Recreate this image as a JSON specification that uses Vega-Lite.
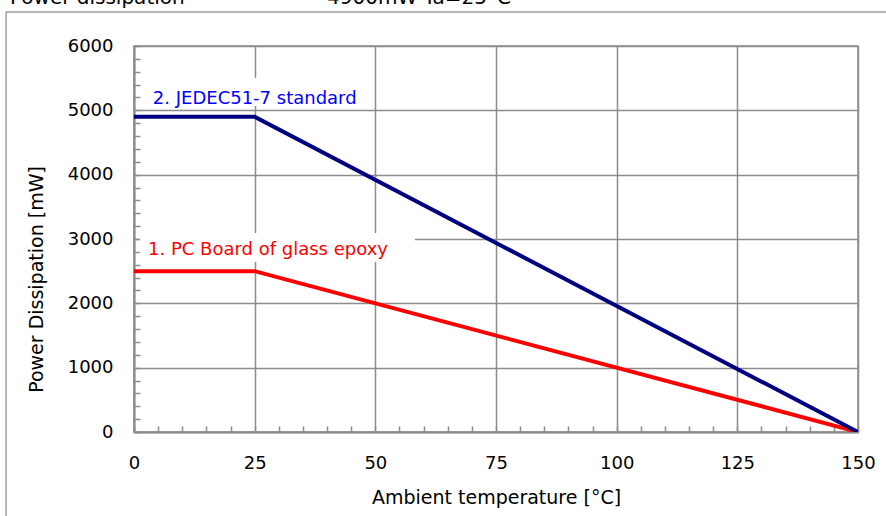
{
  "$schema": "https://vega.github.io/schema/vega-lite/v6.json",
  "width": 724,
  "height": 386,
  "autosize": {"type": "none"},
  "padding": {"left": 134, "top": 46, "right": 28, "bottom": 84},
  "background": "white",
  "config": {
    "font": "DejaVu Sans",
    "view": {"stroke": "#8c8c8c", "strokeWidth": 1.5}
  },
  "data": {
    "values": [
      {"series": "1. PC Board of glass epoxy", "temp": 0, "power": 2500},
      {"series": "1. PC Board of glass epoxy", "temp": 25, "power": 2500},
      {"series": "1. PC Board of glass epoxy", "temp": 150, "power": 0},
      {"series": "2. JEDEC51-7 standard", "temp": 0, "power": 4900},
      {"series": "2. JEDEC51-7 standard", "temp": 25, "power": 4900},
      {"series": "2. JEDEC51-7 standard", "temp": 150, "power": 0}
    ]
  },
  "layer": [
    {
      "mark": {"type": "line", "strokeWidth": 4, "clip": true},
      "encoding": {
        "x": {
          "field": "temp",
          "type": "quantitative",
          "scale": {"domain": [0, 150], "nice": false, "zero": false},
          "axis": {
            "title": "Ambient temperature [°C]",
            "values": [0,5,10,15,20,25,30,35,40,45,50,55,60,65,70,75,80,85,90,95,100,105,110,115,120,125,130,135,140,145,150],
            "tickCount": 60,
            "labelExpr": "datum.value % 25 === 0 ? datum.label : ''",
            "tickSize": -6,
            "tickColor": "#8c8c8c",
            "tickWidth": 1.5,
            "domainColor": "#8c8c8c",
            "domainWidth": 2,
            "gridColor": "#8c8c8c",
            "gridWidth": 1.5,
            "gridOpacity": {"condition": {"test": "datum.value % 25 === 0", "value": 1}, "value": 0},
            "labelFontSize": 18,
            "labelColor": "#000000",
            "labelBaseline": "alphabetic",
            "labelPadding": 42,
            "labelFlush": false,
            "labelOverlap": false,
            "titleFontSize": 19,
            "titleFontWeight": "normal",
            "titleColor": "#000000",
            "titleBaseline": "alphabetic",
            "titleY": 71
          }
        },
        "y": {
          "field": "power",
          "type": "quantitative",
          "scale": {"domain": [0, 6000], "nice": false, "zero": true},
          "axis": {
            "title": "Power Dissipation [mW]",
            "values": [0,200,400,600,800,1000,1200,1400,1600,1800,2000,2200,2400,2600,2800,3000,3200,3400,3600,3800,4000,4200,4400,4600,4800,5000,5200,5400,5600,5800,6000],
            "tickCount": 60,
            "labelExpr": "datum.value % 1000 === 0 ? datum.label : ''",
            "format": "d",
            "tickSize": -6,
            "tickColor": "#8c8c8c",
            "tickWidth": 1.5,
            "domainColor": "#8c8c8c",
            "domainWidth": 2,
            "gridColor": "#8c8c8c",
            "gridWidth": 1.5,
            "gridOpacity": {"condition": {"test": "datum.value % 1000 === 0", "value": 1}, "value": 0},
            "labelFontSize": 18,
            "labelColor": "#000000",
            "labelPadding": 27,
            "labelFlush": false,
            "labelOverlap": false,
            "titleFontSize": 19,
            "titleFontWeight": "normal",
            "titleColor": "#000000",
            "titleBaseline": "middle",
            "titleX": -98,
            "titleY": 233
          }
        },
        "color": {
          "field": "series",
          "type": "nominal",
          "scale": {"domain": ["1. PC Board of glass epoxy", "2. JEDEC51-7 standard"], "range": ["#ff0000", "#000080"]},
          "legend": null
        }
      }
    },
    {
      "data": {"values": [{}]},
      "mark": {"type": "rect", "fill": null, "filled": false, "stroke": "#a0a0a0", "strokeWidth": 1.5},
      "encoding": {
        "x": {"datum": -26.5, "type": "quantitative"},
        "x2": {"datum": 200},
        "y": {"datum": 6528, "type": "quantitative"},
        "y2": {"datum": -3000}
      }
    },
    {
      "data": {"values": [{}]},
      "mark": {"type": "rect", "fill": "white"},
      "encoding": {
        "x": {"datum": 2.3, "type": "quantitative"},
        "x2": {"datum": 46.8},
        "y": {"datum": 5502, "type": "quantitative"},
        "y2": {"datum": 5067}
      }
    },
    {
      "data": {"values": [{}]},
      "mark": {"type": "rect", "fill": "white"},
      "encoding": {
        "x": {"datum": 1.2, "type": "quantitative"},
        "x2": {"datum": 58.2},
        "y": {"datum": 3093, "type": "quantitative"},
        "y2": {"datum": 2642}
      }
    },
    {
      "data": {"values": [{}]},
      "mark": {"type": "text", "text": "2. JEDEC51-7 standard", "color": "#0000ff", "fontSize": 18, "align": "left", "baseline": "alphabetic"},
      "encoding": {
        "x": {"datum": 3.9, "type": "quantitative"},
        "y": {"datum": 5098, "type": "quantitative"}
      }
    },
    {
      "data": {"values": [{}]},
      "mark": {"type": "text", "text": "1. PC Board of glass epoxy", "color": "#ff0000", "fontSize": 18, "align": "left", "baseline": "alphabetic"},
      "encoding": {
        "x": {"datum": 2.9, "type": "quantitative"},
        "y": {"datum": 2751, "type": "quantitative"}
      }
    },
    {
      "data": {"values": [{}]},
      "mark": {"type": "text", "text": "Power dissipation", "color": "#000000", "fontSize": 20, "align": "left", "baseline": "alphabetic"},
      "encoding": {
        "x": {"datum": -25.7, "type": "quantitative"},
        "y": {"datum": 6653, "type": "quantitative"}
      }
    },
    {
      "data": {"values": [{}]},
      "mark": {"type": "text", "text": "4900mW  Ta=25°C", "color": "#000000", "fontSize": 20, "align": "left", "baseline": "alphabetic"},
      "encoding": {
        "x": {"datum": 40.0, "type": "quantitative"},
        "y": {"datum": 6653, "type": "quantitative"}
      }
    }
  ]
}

- **OBJECTIVE**
Your task is an exact transcription of all the data, minus the pictures.

- **CORRECT RESULT**
Recreate this image as a JSON specification that uses Vega-Lite.
{
  "$schema": "https://vega.github.io/schema/vega-lite/v6.json",
  "width": 724,
  "height": 386,
  "autosize": {"type": "none"},
  "padding": {"left": 134, "top": 46, "right": 28, "bottom": 84},
  "background": "white",
  "config": {
    "font": "DejaVu Sans",
    "view": {"stroke": "#8c8c8c", "strokeWidth": 1.5}
  },
  "data": {
    "values": [
      {"series": "1. PC Board of glass epoxy", "temp": 0, "power": 2500},
      {"series": "1. PC Board of glass epoxy", "temp": 25, "power": 2500},
      {"series": "1. PC Board of glass epoxy", "temp": 150, "power": 0},
      {"series": "2. JEDEC51-7 standard", "temp": 0, "power": 4900},
      {"series": "2. JEDEC51-7 standard", "temp": 25, "power": 4900},
      {"series": "2. JEDEC51-7 standard", "temp": 150, "power": 0}
    ]
  },
  "layer": [
    {
      "mark": {"type": "line", "strokeWidth": 4, "clip": true},
      "encoding": {
        "x": {
          "field": "temp",
          "type": "quantitative",
          "scale": {"domain": [0, 150], "nice": false, "zero": false},
          "axis": {
            "title": "Ambient temperature [°C]",
            "values": [0,5,10,15,20,25,30,35,40,45,50,55,60,65,70,75,80,85,90,95,100,105,110,115,120,125,130,135,140,145,150],
            "tickCount": 60,
            "labelExpr": "datum.value % 25 === 0 ? datum.label : ''",
            "tickSize": -6,
            "tickColor": "#8c8c8c",
            "tickWidth": 1.5,
            "domainColor": "#8c8c8c",
            "domainWidth": 2,
            "gridColor": "#8c8c8c",
            "gridWidth": 1.5,
            "gridOpacity": {"condition": {"test": "datum.value % 25 === 0", "value": 1}, "value": 0},
            "labelFontSize": 18,
            "labelColor": "#000000",
            "labelBaseline": "alphabetic",
            "labelPadding": 42,
            "labelFlush": false,
            "labelOverlap": false,
            "titleFontSize": 19,
            "titleFontWeight": "normal",
            "titleColor": "#000000",
            "titleBaseline": "alphabetic",
            "titleY": 71
          }
        },
        "y": {
          "field": "power",
          "type": "quantitative",
          "scale": {"domain": [0, 6000], "nice": false, "zero": true},
          "axis": {
            "title": "Power Dissipation [mW]",
            "values": [0,200,400,600,800,1000,1200,1400,1600,1800,2000,2200,2400,2600,2800,3000,3200,3400,3600,3800,4000,4200,4400,4600,4800,5000,5200,5400,5600,5800,6000],
            "tickCount": 60,
            "labelExpr": "datum.value % 1000 === 0 ? datum.label : ''",
            "format": "d",
            "tickSize": -6,
            "tickColor": "#8c8c8c",
            "tickWidth": 1.5,
            "domainColor": "#8c8c8c",
            "domainWidth": 2,
            "gridColor": "#8c8c8c",
            "gridWidth": 1.5,
            "gridOpacity": {"condition": {"test": "datum.value % 1000 === 0", "value": 1}, "value": 0},
            "labelFontSize": 18,
            "labelColor": "#000000",
            "labelPadding": 27,
            "labelFlush": false,
            "labelOverlap": false,
            "titleFontSize": 19,
            "titleFontWeight": "normal",
            "titleColor": "#000000",
            "titleBaseline": "middle",
            "titleX": -98,
            "titleY": 233
          }
        },
        "color": {
          "field": "series",
          "type": "nominal",
          "scale": {"domain": ["1. PC Board of glass epoxy", "2. JEDEC51-7 standard"], "range": ["#ff0000", "#000080"]},
          "legend": null
        }
      }
    },
    {
      "data": {"values": [{}]},
      "mark": {"type": "rect", "fill": null, "filled": false, "stroke": "#a0a0a0", "strokeWidth": 1.5},
      "encoding": {
        "x": {"datum": -26.5, "type": "quantitative"},
        "x2": {"datum": 200},
        "y": {"datum": 6528, "type": "quantitative"},
        "y2": {"datum": -3000}
      }
    },
    {
      "data": {"values": [{}]},
      "mark": {"type": "rect", "fill": "white"},
      "encoding": {
        "x": {"datum": 2.3, "type": "quantitative"},
        "x2": {"datum": 46.8},
        "y": {"datum": 5502, "type": "quantitative"},
        "y2": {"datum": 5067}
      }
    },
    {
      "data": {"values": [{}]},
      "mark": {"type": "rect", "fill": "white"},
      "encoding": {
        "x": {"datum": 1.2, "type": "quantitative"},
        "x2": {"datum": 58.2},
        "y": {"datum": 3093, "type": "quantitative"},
        "y2": {"datum": 2642}
      }
    },
    {
      "data": {"values": [{}]},
      "mark": {"type": "text", "text": "2. JEDEC51-7 standard", "color": "#0000ff", "fontSize": 18, "align": "left", "baseline": "alphabetic"},
      "encoding": {
        "x": {"datum": 3.9, "type": "quantitative"},
        "y": {"datum": 5098, "type": "quantitative"}
      }
    },
    {
      "data": {"values": [{}]},
      "mark": {"type": "text", "text": "1. PC Board of glass epoxy", "color": "#ff0000", "fontSize": 18, "align": "left", "baseline": "alphabetic"},
      "encoding": {
        "x": {"datum": 2.9, "type": "quantitative"},
        "y": {"datum": 2751, "type": "quantitative"}
      }
    },
    {
      "data": {"values": [{}]},
      "mark": {"type": "text", "text": "Power dissipation", "color": "#000000", "fontSize": 20, "align": "left", "baseline": "alphabetic"},
      "encoding": {
        "x": {"datum": -25.7, "type": "quantitative"},
        "y": {"datum": 6653, "type": "quantitative"}
      }
    },
    {
      "data": {"values": [{}]},
      "mark": {"type": "text", "text": "4900mW  Ta=25°C", "color": "#000000", "fontSize": 20, "align": "left", "baseline": "alphabetic"},
      "encoding": {
        "x": {"datum": 40.0, "type": "quantitative"},
        "y": {"datum": 6653, "type": "quantitative"}
      }
    }
  ]
}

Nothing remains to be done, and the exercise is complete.